The output also includes a dataframe with summary statistics pertaining to variable type, presence of outliers, and descriptive statistics.
## Import libraries
library(knitr)
library(kableExtra)
## Preview data
kable(t(head(autoEDA_results$overview, 4)), colnames=NULL) %>%
kable_styling(bootstrap_options = c("striped", "hover"))
1 | 2 | 3 | 4 | |
---|---|---|---|---|
Feature | Churn | Contract | Dependents | DeviceProtection |
Observations | 7032 | 7032 | 7032 | 7032 |
FeatureClass | character | character | character | character |
FeatureType | Categorical | Categorical | Categorical | Categorical |
PercentageMissing | 0 | 0 | 0 | 0 |
PercentageUnique | 0.03 | 0.04 | 0.03 | 0.03 |
ConstantFeature | No | No | No | No |
ZeroSpreadFeature | No | No | No | No |
LowerOutliers | 0 | 0 | 0 | 0 |
UpperOutliers | 0 | 0 | 0 | 0 |
ImputationValue | NO | MONTH-TO-MONTH | NO | NO |
MinValue | 0 | 0 | 0 | 0 |
FirstQuartile | 0 | 0 | 0 | 0 |
Median | 0 | 0 | 0 | 0 |
Mean | 0 | 0 | 0 | 0 |
Mode | NO | MONTH-TO-MONTH | NO | NO |
ThirdQuartile | 0 | 0 | 0 | 0 |
MaxValue | 0 | 0 | 0 | 0 |
LowerOutlierValue | 0 | 0 | 0 | 0 |
UpperOutlierValue | 0 | 0 | 0 | 0 |
PredictivePowerPercentage | 0 | 46 | 17 | 7 |
PredictivePower | Low | Medium | Low | Low |
In the last row, there is a handy PredictivePower
metric for each input variable with respect to a specified target variable. For now, we can ignore this as I will cover it in more details in a later post examining variable importance.
ExPanDaR
: your own Shiny app for data explorationExPanDaR
provides a really nifty Shiny app for interactive explorations of your data set. Originally designed for examining time-series data, the package requires the input dataframe to have a 1) time/date column and 2) a column that uniquely identifies each row. As the time/date column is only needed if you want to visualize time-dependent trends, to use a dataset without a time dimension you can just add a new numeric column (ts
) with a constant and set that as the time dimension. An index column would suffice for the second requirement. In the original Telco dataset, the customerID
column would have worked fine. As I had dropped it in the process of data cleaning, I will just add a new index column (ID
).
## Import library
library(ExPanDaR)
## Add mock time column and new index to dataframe
cleaned_df$ts <- rep(1, nrow(cleaned_df))

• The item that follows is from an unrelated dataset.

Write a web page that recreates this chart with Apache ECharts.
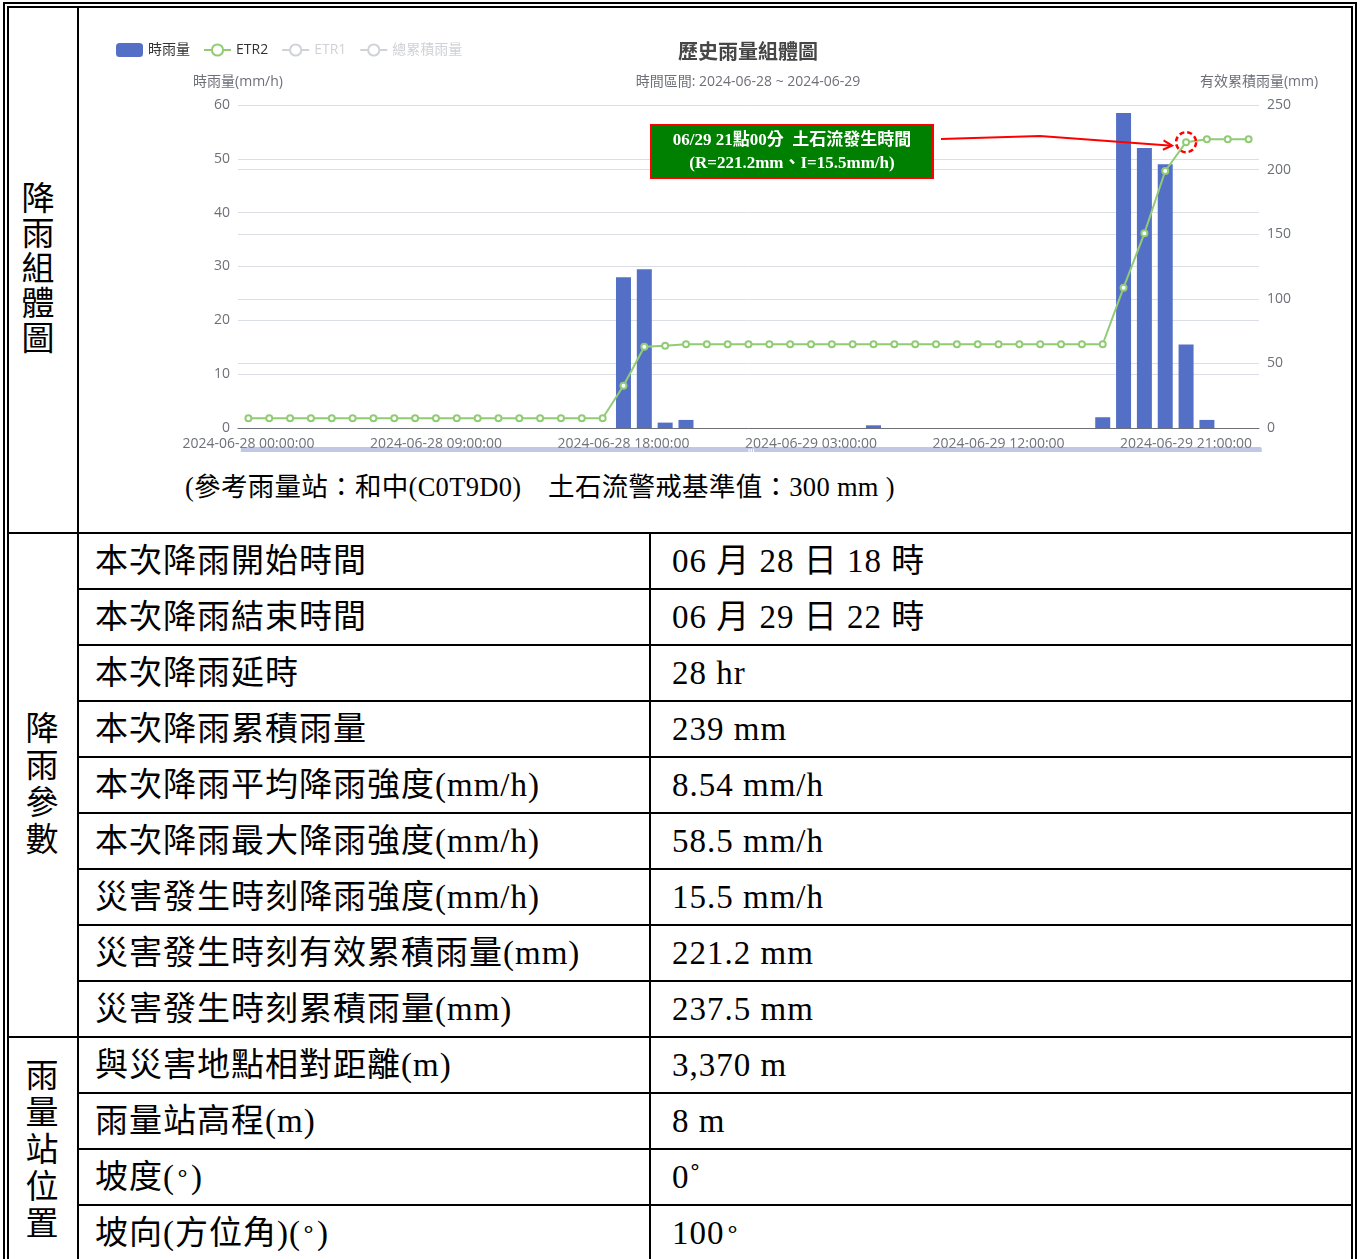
<!DOCTYPE html>
<html><head><meta charset="utf-8">
<script src="https://cdn.jsdelivr.net/npm/echarts@6/dist/echarts.min.js"></script>
<style>
html,body{margin:0;padding:0;background:#fff;overflow:hidden;width:1362px;height:1259px;}
.line{position:absolute;background:#000;}
.txt{position:absolute;font-family:"Liberation Serif","Noto Sans CJK TC",serif;font-size:33px;letter-spacing:1px;color:#000;white-space:nowrap;line-height:54px;height:54px;}
.vlabel{position:absolute;font-family:"Liberation Serif","Noto Sans CJK TC",serif;font-size:33px;text-align:center;color:#000;}
.ring{font-size:24px;vertical-align:0.3em;line-height:0;}
#caption{position:absolute;left:185px;top:469px;font-family:"Liberation Serif","Noto Sans CJK TC",serif;font-size:26.5px;letter-spacing:0.3px;line-height:36px;color:#000;white-space:nowrap;}
</style></head><body>
<div id="frame" style="position:absolute;left:3px;top:2px;width:1354px;height:1290px;box-sizing:border-box;border:6px double #000;"></div>
<div id="chart" style="position:absolute;left:80px;top:10px;width:1270px;height:442px;"></div>
<div id="caption">(參考雨量站：和中(C0T9D0)　土石流警戒基準值：300 mm )</div>
<div id="table"></div>
<script>
// ---------- chart data ----------
const categories = [
 '2024-06-28 00:00:00','2024-06-28 01:00:00','2024-06-28 02:00:00','2024-06-28 03:00:00','2024-06-28 04:00:00','2024-06-28 05:00:00',
 '2024-06-28 06:00:00','2024-06-28 07:00:00','2024-06-28 08:00:00','2024-06-28 09:00:00','2024-06-28 10:00:00','2024-06-28 11:00:00',
 '2024-06-28 12:00:00','2024-06-28 13:00:00','2024-06-28 14:00:00','2024-06-28 15:00:00','2024-06-28 16:00:00','2024-06-28 17:00:00',
 '2024-06-28 18:00:00','2024-06-28 19:00:00','2024-06-28 20:00:00','2024-06-28 21:00:00','2024-06-28 22:00:00','2024-06-28 23:00:00',
 '2024-06-29 00:00:00','2024-06-29 01:00:00','2024-06-29 02:00:00','2024-06-29 03:00:00','2024-06-29 04:00:00','2024-06-29 05:00:00',
 '2024-06-29 06:00:00','2024-06-29 07:00:00','2024-06-29 08:00:00','2024-06-29 09:00:00','2024-06-29 10:00:00','2024-06-29 11:00:00',
 '2024-06-29 12:00:00','2024-06-29 13:00:00','2024-06-29 14:00:00','2024-06-29 15:00:00','2024-06-29 16:00:00','2024-06-29 17:00:00',
 '2024-06-29 18:00:00','2024-06-29 19:00:00','2024-06-29 20:00:00','2024-06-29 21:00:00','2024-06-29 22:00:00','2024-06-29 23:00:00',
 '2024-06-30 00:00:00'
];
const hourlyRain = [
 0,0,0,0,0,0, 0,0,0,0,0,0, 0,0,0,0,0,0,
 28,29.5,1,1.5,0,0,
 0,0,0,0,0,0, 0.5,0,0,0,0,0, 0,0,0,0,0,2,
 58.5,52,49,15.5,1.5,0,
 0
];
const etr2 = [
 7.5,7.5,7.5,7.5,7.5,7.5, 7.5,7.5,7.5,7.5,7.5,7.5, 7.5,7.5,7.5,7.5,7.5,7.5,
 32.7,62.9,63.7,64.8,64.8,64.8,
 64.8,64.8,64.8,64.8,64.8,64.8, 64.8,64.8,64.8,64.8,64.8,64.8, 64.8,64.8,64.8,64.8,64.8,64.8,
 108.6,150.7,198.9,221.2,223.5,223.5,
 223.5
];
const etr1 = [];
const totalRain = [];
const eventIndex = 45;
const leftTicks = {min:0, max:60, interval:10};
const rightTicks = {min:0, max:250, interval:50};

// ---------- table data ----------
const paramLabels = ['本次降雨開始時間','本次降雨結束時間','本次降雨延時','本次降雨累積雨量','本次降雨平均降雨強度(mm/h)','本次降雨最大降雨強度(mm/h)','災害發生時刻降雨強度(mm/h)','災害發生時刻有效累積雨量(mm)','災害發生時刻累積雨量(mm)'];
const paramValues = ['06 月 28 日 18 時','06 月 29 日 22 時','28 hr','239 mm','8.54 mm/h','58.5 mm/h','15.5 mm/h','221.2 mm','237.5 mm'];
const stationLabels = ['與災害地點相對距離(m)','雨量站高程(m)','坡度(<span class="ring">∘</span>)','坡向(方位角)(<span class="ring">∘</span>)'];
const stationValues = ['3,370 m','8 m','0˚','100<span class="ring">∘</span>'];

// ---------- build table ----------
(function(){
  const t = document.getElementById('table');
  function add(html){ t.insertAdjacentHTML('beforeend', html); }
  add('<div class="line" style="left:77px;top:8px;width:2px;height:1260px"></div>');
  add('<div class="line" style="left:8px;top:532px;width:1344px;height:2px"></div>');
  add('<div class="line" style="left:649px;top:532px;width:2px;height:740px"></div>');
  const labels = paramLabels.concat(stationLabels);
  const values = paramValues.concat(stationValues);
  for (let k = 0; k < labels.length; k++) {
    const top = 534 + 56 * k;
    add('<div class="txt" style="left:95px;top:' + top + 'px">' + labels[k] + '</div>');
    add('<div class="txt" style="left:672px;top:' + top + 'px">' + values[k] + '</div>');
    if (k < labels.length - 1) {
      const ly = top + 54;
      const full = (k === paramLabels.length - 1);
      add('<div class="line" style="left:' + (full ? 8 : 77) + 'px;top:' + ly + 'px;width:' + (full ? 1344 : 1275) + 'px;height:2px"></div>');
    }
  }
  add('<div class="vlabel" style="left:9px;top:182px;width:58px;line-height:35px">降<br>雨<br>組<br>體<br>圖</div>');
  add('<div class="vlabel" style="left:9px;top:711px;width:66px;line-height:37px">降<br>雨<br>參<br>數</div>');
  add('<div class="vlabel" style="left:9px;top:1058px;width:66px;line-height:37px">雨<br>量<br>站<br>位<br>置</div>');
})();

// ---------- chart ----------
const chart = echarts.init(document.getElementById('chart'));
const axisLabelColor = '#6E7079';
const option = {
  animation: false,
  textStyle: {fontFamily: "'Open Sans','Noto Sans CJK TC',sans-serif"},
  title: {
    text: '歷史雨量組體圖',
    subtext: '時間區間: 2024-06-28 ~ 2024-06-29',
    left: 663, top: 26, textAlign: 'center', itemGap: 14,
    textStyle: {fontSize: 20, fontWeight: 'bold', color: '#464646', fontFamily: "'Noto Sans CJK TC',sans-serif"},
    subtextStyle: {fontSize: 14, color: axisLabelColor}
  },
  legend: {
    left: 31, top: 28, itemWidth: 27, itemHeight: 14, itemGap: 13,
    textStyle: {fontSize: 14, color: '#333'},
    data: ['時雨量', 'ETR2', 'ETR1', '總累積雨量'],
    selected: {'ETR1': false, '總累積雨量': false}
  },
  grid: {left: 158, right: 91, top: 95, bottom: 24},
  xAxis: {
    type: 'category', data: categories,
    axisLabel: {interval: 8, fontSize: 14, color: axisLabelColor, margin: 9},
    axisTick: {interval: 8},
    axisLine: {lineStyle: {color: axisLabelColor}}
  },
  yAxis: [
    {type: 'value', name: '時雨量(mm/h)', min: leftTicks.min, max: leftTicks.max, interval: leftTicks.interval,
     nameGap: 16, nameTextStyle: {fontSize: 14, color: axisLabelColor},
     axisLabel: {fontSize: 14, color: axisLabelColor}},
    {type: 'value', name: '有效累積雨量(mm)', min: rightTicks.min, max: rightTicks.max, interval: rightTicks.interval,
     nameGap: 16, nameTextStyle: {fontSize: 14, color: axisLabelColor},
     axisLabel: {fontSize: 14, color: axisLabelColor}}
  ],
  dataZoom: [{type: 'slider', xAxisIndex: 0, start: 0, end: 100, left: 158, right: 91, top: 437, height: 30,
    showDetail: false, showDataShadow: false}],
  series: [
    {name: '時雨量', type: 'bar', data: hourlyRain, barWidth: 15, itemStyle: {color: '#5470c6'}},
    {name: 'ETR2', type: 'line', yAxisIndex: 1, data: etr2, symbol: 'emptyCircle', symbolSize: 6,
     itemStyle: {color: '#91cc75'}, lineStyle: {width: 2, color: '#91cc75'},
     markPoint: {
       symbol: 'circle', symbolSize: 20, label: {show: false}, silent: true,
       itemStyle: {color: 'rgba(0,0,0,0)', borderColor: '#ff0000', borderWidth: 2.5, borderType: [5, 3]},
       data: [{coord: [categories[eventIndex], etr2[eventIndex]]}]
     }},
    {name: 'ETR1', type: 'line', yAxisIndex: 1, data: etr1, symbol: 'emptyCircle', itemStyle: {color: '#fac858'}},
    {name: '總累積雨量', type: 'line', yAxisIndex: 1, data: totalRain, symbol: 'emptyCircle', itemStyle: {color: '#ee6666'}}
  ]
};
chart.setOption(option);

// annotation box + arrow pointing at the event point
const p = chart.convertToPixel({seriesIndex: 1}, [eventIndex, etr2[eventIndex]]);
const tip = [p[0] - 14, p[1] + 3.5];
const bend = [960, 126];
const start = [861, 129];
const dx = tip[0] - bend[0], dy = tip[1] - bend[1];
const len = Math.sqrt(dx * dx + dy * dy);
const ux = dx / len, uy = dy / len;
const ang = 28 * Math.PI / 180, al = 10;
function arm(s) {
  const c = Math.cos(s * ang), sn = Math.sin(s * ang);
  const rx = ux * c - uy * sn, ry = ux * sn + uy * c;
  return [tip[0] - al * rx, tip[1] - al * ry];
}
const boxFont = '"Liberation Serif","Noto Sans CJK TC",serif';
chart.setOption({
  graphic: [
    {type: 'rect', z: 100, shape: {x: 571, y: 115, width: 282, height: 53},
     style: {fill: '#008000', stroke: '#ff0000', lineWidth: 2}},
    {type: 'text', z: 101, style: {text: '06/29 21點00分  土石流發生時間', x: 712, y: 131, align: 'center', verticalAlign: 'middle',
     fill: '#ffffff', fontSize: 17, fontWeight: 'bold', fontFamily: boxFont}},
    {type: 'text', z: 101, style: {text: '(R=221.2mm、I=15.5mm/h)', x: 712, y: 154, align: 'center', verticalAlign: 'middle',
     fill: '#ffffff', fontSize: 17, fontWeight: 'bold', fontFamily: boxFont}},
    {type: 'polyline', z: 100, shape: {points: [start, bend, tip]}, style: {stroke: '#ff0000', lineWidth: 2, fill: null}},
    {type: 'polyline', z: 100, shape: {points: [arm(1), tip, arm(-1)]}, style: {stroke: '#ff0000', lineWidth: 2, fill: null}}
  ]
});
</script>
</body></html>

cleaned_df$ID <- seq.int(nrow(cleaned_df))
To start up the Shiny app for interactive exploration of the results:
ExPanD(df = cleaned_df, cs_id = "ID", ts_id = "ts")
Here are some snapshots of the features that I find most useful. The dropdown menus and sliders make it really easy and flexible to examine any combinations of variables.
To go beyond bivariate relationships, the scatter plot can aggregate information from up to four variables and really give some interesting insights.
There are some other very cool features like allowing the user to generate and explore new variables (from some arithemtic combinations of existing variables) on the fly and performing regression analysis. Definitely give this package a try!